Pemkowet, a small resort town on the shores of Lake Michigan, provides the usual facilities for its wealthy summer residents, while the many tourists hope to catch a glimpse of one of Pemkowet’s eldritch inhabitants—fairies (the toothy, vicious kind), vampires, naiads and so forth—whose benevolent supervisor is Hel, the Norse goddess. Daisy Johanssen, daughter of a minor demon and raised by a single mother, is Hel’s enforcer and designated liaison to the Pemkowet Police Department, where she works as a part-time file clerk. Most of her duties are routine, like warning off fairies who try to abduct human children, but when a young college kid drowns in suspicious circumstances, Chief Bryant calls Daisy in—he drowned in salt water, and his pals are downright evasive about what really happened. Carey handles the investigation expertly. On the human side, the dead boy’s parents instigated a political movement to banish the eldritch. As for the supernatural, well, Daisy’s partner, Officer Cody Fairfax, is secretly a werewolf, and she’s had a crush on him since high school. Daisy’s voluptuous friend, Lurine Hollister, was a B-movie actress and is, openly, a lamia.

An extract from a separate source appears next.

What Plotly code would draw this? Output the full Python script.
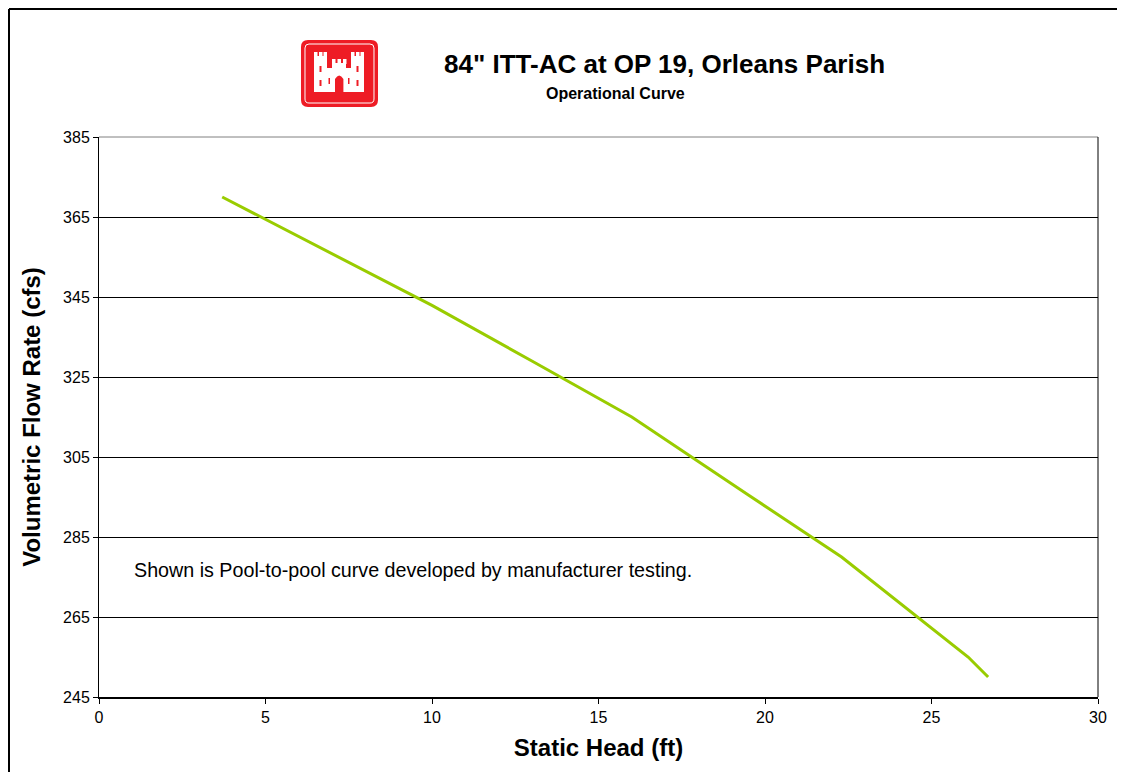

The vampires are sleazy and uncooperative. And as for the ghouls: Having been rejected by both Heaven and Hell, they’re immortal, feed on emotions rather than flesh, and Daisy finds their leader, Stefan Ludovic, dangerously attractive. She has personal issues too, being on the outs with BFF Jen Cassopolis, while her father keeps offering to awaken her demonic powers; this, according to received eldritch wisdom, would unleash big, bad trouble for reality itself.
Beautifully articulated and intriguingly populated: Altogether, an arresting kickoff.